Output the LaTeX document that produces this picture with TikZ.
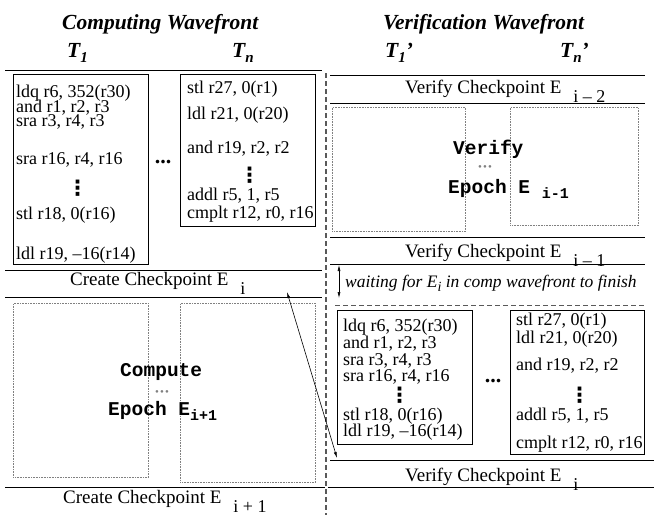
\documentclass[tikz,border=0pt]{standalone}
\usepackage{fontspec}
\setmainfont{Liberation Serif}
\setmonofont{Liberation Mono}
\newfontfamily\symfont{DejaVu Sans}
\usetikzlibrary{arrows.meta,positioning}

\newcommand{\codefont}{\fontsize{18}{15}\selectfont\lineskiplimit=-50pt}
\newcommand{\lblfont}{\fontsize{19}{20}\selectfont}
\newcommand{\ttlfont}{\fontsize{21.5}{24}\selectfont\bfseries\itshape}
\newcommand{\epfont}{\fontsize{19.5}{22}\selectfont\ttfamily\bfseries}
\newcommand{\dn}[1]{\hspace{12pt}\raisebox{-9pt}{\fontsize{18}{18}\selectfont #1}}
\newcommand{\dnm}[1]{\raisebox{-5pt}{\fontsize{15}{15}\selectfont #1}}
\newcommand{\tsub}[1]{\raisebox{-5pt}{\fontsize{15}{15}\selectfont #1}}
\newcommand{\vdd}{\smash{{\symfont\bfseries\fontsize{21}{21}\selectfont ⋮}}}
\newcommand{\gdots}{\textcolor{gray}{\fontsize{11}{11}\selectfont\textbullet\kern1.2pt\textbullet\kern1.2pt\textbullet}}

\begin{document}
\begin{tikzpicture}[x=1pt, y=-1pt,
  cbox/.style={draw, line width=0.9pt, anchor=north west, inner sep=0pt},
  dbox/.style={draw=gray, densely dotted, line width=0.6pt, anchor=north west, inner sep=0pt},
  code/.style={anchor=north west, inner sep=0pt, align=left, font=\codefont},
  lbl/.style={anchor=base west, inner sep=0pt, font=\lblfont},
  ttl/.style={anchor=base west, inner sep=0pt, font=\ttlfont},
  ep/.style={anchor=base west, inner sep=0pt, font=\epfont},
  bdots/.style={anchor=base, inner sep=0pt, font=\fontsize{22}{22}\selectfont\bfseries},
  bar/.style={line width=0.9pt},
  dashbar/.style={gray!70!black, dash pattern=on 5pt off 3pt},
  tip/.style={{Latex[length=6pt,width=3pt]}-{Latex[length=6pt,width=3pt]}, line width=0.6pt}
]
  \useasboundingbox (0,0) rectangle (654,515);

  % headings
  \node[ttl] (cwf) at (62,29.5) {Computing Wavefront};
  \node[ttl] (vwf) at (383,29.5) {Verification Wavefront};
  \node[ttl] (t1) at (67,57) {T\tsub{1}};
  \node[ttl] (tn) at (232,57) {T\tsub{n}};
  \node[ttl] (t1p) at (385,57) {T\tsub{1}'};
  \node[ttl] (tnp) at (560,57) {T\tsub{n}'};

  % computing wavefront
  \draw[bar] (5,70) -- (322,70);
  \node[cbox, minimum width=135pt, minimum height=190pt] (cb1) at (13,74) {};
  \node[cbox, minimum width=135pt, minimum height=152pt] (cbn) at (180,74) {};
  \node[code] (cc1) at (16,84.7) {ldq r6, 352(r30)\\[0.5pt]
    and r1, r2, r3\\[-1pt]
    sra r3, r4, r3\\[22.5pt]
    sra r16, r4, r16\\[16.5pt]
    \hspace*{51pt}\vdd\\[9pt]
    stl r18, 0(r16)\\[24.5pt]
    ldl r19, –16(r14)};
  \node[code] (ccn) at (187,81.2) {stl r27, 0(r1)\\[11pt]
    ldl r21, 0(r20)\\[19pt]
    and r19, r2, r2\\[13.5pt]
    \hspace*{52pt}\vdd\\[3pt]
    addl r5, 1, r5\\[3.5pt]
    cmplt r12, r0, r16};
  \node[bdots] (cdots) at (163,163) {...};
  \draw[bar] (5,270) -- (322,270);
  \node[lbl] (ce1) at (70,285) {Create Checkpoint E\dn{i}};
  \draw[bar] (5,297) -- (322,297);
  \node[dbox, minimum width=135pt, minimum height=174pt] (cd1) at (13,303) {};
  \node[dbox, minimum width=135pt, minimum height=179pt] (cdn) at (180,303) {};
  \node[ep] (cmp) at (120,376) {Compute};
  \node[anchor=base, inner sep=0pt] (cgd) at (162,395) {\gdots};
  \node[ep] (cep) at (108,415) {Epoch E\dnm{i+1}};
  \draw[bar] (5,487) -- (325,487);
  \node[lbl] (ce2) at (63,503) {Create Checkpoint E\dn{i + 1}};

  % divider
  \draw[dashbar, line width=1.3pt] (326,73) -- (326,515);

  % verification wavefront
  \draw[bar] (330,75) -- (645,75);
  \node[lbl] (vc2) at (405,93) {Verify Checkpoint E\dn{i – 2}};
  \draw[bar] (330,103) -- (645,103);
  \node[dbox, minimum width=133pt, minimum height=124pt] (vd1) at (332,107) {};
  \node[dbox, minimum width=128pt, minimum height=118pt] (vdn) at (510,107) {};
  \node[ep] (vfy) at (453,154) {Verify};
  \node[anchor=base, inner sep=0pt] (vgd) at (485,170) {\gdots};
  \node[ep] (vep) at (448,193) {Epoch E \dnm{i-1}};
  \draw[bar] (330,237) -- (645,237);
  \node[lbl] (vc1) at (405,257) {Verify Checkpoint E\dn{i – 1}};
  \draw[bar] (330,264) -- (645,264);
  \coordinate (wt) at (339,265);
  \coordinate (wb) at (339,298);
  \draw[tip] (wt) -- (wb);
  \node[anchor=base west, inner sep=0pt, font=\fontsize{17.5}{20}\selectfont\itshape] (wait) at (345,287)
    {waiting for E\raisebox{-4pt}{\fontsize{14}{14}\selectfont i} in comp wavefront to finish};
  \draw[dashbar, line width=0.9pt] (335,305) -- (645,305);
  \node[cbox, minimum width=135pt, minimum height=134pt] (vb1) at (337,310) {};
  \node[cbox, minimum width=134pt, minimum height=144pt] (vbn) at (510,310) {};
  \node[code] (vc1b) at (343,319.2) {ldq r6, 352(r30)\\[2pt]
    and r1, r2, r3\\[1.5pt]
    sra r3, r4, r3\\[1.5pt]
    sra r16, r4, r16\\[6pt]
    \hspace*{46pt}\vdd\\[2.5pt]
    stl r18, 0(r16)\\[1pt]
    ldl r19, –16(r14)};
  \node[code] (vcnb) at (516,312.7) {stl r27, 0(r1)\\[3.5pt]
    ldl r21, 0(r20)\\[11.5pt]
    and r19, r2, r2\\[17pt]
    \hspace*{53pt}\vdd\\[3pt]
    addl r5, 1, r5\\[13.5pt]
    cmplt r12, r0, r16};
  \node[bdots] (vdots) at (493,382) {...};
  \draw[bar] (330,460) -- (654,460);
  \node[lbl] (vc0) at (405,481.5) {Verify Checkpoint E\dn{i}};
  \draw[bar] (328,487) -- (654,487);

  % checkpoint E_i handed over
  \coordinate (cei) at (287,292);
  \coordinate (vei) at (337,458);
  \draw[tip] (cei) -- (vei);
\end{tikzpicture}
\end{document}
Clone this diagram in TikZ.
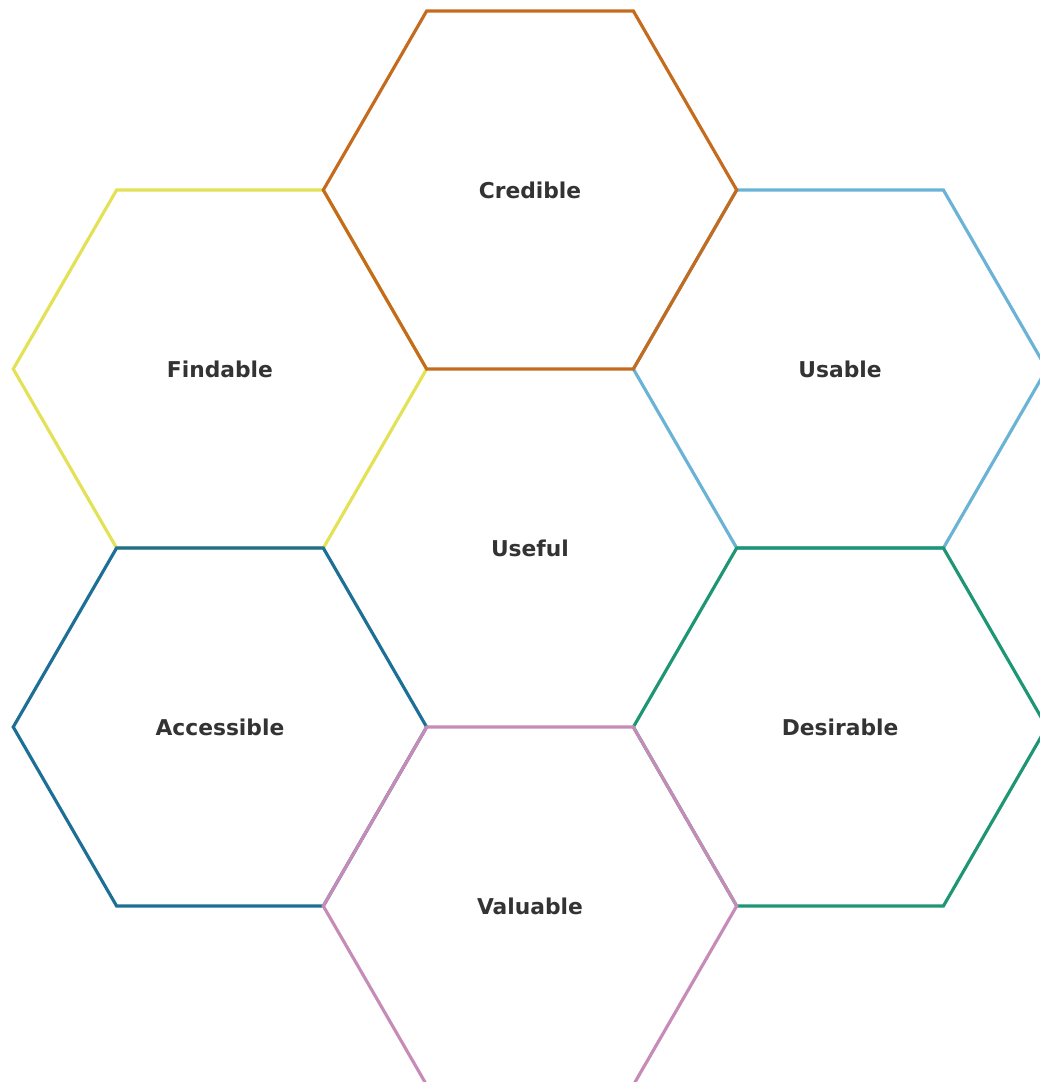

> _Job_: Transcribe all of the records above character for character. Exclude the pictures.

> _Task result_:
Output the LaTeX document that produces this picture with TikZ.
\documentclass[tikz,border=0pt]{standalone}
\usepackage{fontspec}
\setmainfont{Liberation Serif}
\setmonofont{Liberation Mono}
\newfontfamily\symfont{DejaVu Sans}
\usetikzlibrary{arrows.meta,positioning}

\newcommand{\codefont}{\fontsize{18}{15}\selectfont\lineskiplimit=-50pt}
\newcommand{\lblfont}{\fontsize{19}{20}\selectfont}
\newcommand{\ttlfont}{\fontsize{21.5}{24}\selectfont\bfseries\itshape}
\newcommand{\epfont}{\fontsize{19.5}{22}\selectfont\ttfamily\bfseries}
\newcommand{\dn}[1]{\hspace{12pt}\raisebox{-9pt}{\fontsize{18}{18}\selectfont #1}}
\newcommand{\dnm}[1]{\raisebox{-5pt}{\fontsize{15}{15}\selectfont #1}}
\newcommand{\tsub}[1]{\raisebox{-5pt}{\fontsize{15}{15}\selectfont #1}}
\newcommand{\vdd}{\smash{{\symfont\bfseries\fontsize{21}{21}\selectfont ⋮}}}
\newcommand{\gdots}{\textcolor{gray}{\fontsize{11}{11}\selectfont\textbullet\kern1.2pt\textbullet\kern1.2pt\textbullet}}

\begin{document}
\begin{tikzpicture}[x=1pt, y=-1pt,
  cbox/.style={draw, line width=0.9pt, anchor=north west, inner sep=0pt},
  dbox/.style={draw=gray, densely dotted, line width=0.6pt, anchor=north west, inner sep=0pt},
  code/.style={anchor=north west, inner sep=0pt, align=left, font=\codefont},
  lbl/.style={anchor=base west, inner sep=0pt, font=\lblfont},
  ttl/.style={anchor=base west, inner sep=0pt, font=\ttlfont},
  ep/.style={anchor=base west, inner sep=0pt, font=\epfont},
  bdots/.style={anchor=base, inner sep=0pt, font=\fontsize{22}{22}\selectfont\bfseries},
  bar/.style={line width=0.9pt},
  dashbar/.style={gray!70!black, dash pattern=on 5pt off 3pt},
  tip/.style={{Latex[length=6pt,width=3pt]}-{Latex[length=6pt,width=3pt]}, line width=0.6pt}
]
  \useasboundingbox (0,0) rectangle (654,515);

  % headings
  \node[ttl] (cwf) at (62,29.5) {Computing Wavefront};
  \node[ttl] (vwf) at (383,29.5) {Verification Wavefront};
  \node[ttl] (t1) at (67,57) {T\tsub{1}};
  \node[ttl] (tn) at (232,57) {T\tsub{n}};
  \node[ttl] (t1p) at (385,57) {T\tsub{1}'};
  \node[ttl] (tnp) at (560,57) {T\tsub{n}'};

  % computing wavefront
  \draw[bar] (5,70) -- (322,70);
  \node[cbox, minimum width=135pt, minimum height=190pt] (cb1) at (13,74) {};
  \node[cbox, minimum width=135pt, minimum height=152pt] (cbn) at (180,74) {};
  \node[code] (cc1) at (16,84.7) {ldq r6, 352(r30)\\[0.5pt]
    and r1, r2, r3\\[-1pt]
    sra r3, r4, r3\\[22.5pt]
    sra r16, r4, r16\\[16.5pt]
    \hspace*{51pt}\vdd\\[9pt]
    stl r18, 0(r16)\\[24.5pt]
    ldl r19, –16(r14)};
  \node[code] (ccn) at (187,81.2) {stl r27, 0(r1)\\[11pt]
    ldl r21, 0(r20)\\[19pt]
    and r19, r2, r2\\[13.5pt]
    \hspace*{52pt}\vdd\\[3pt]
    addl r5, 1, r5\\[3.5pt]
    cmplt r12, r0, r16};
  \node[bdots] (cdots) at (163,163) {...};
  \draw[bar] (5,270) -- (322,270);
  \node[lbl] (ce1) at (70,285) {Create Checkpoint E\dn{i}};
  \draw[bar] (5,297) -- (322,297);
  \node[dbox, minimum width=135pt, minimum height=174pt] (cd1) at (13,303) {};
  \node[dbox, minimum width=135pt, minimum height=179pt] (cdn) at (180,303) {};
  \node[ep] (cmp) at (120,376) {Compute};
  \node[anchor=base, inner sep=0pt] (cgd) at (162,395) {\gdots};
  \node[ep] (cep) at (108,415) {Epoch E\dnm{i+1}};
  \draw[bar] (5,487) -- (325,487);
  \node[lbl] (ce2) at (63,503) {Create Checkpoint E\dn{i + 1}};

  % divider
  \draw[dashbar, line width=1.3pt] (326,73) -- (326,515);

  % verification wavefront
  \draw[bar] (330,75) -- (645,75);
  \node[lbl] (vc2) at (405,93) {Verify Checkpoint E\dn{i – 2}};
  \draw[bar] (330,103) -- (645,103);
  \node[dbox, minimum width=133pt, minimum height=124pt] (vd1) at (332,107) {};
  \node[dbox, minimum width=128pt, minimum height=118pt] (vdn) at (510,107) {};
  \node[ep] (vfy) at (453,154) {Verify};
  \node[anchor=base, inner sep=0pt] (vgd) at (485,170) {\gdots};
  \node[ep] (vep) at (448,193) {Epoch E \dnm{i-1}};
  \draw[bar] (330,237) -- (645,237);
  \node[lbl] (vc1) at (405,257) {Verify Checkpoint E\dn{i – 1}};
  \draw[bar] (330,264) -- (645,264);
  \coordinate (wt) at (339,265);
  \coordinate (wb) at (339,298);
  \draw[tip] (wt) -- (wb);
  \node[anchor=base west, inner sep=0pt, font=\fontsize{17.5}{20}\selectfont\itshape] (wait) at (345,287)
    {waiting for E\raisebox{-4pt}{\fontsize{14}{14}\selectfont i} in comp wavefront to finish};
  \draw[dashbar, line width=0.9pt] (335,305) -- (645,305);
  \node[cbox, minimum width=135pt, minimum height=134pt] (vb1) at (337,310) {};
  \node[cbox, minimum width=134pt, minimum height=144pt] (vbn) at (510,310) {};
  \node[code] (vc1b) at (343,319.2) {ldq r6, 352(r30)\\[2pt]
    and r1, r2, r3\\[1.5pt]
    sra r3, r4, r3\\[1.5pt]
    sra r16, r4, r16\\[6pt]
    \hspace*{46pt}\vdd\\[2.5pt]
    stl r18, 0(r16)\\[1pt]
    ldl r19, –16(r14)};
  \node[code] (vcnb) at (516,312.7) {stl r27, 0(r1)\\[3.5pt]
    ldl r21, 0(r20)\\[11.5pt]
    and r19, r2, r2\\[17pt]
    \hspace*{53pt}\vdd\\[3pt]
    addl r5, 1, r5\\[13.5pt]
    cmplt r12, r0, r16};
  \node[bdots] (vdots) at (493,382) {...};
  \draw[bar] (330,460) -- (654,460);
  \node[lbl] (vc0) at (405,481.5) {Verify Checkpoint E\dn{i}};
  \draw[bar] (328,487) -- (654,487);

  % checkpoint E_i handed over
  \coordinate (cei) at (287,292);
  \coordinate (vei) at (337,458);
  \draw[tip] (cei) -- (vei);
\end{tikzpicture}
\end{document}
Clone this diagram in TikZ.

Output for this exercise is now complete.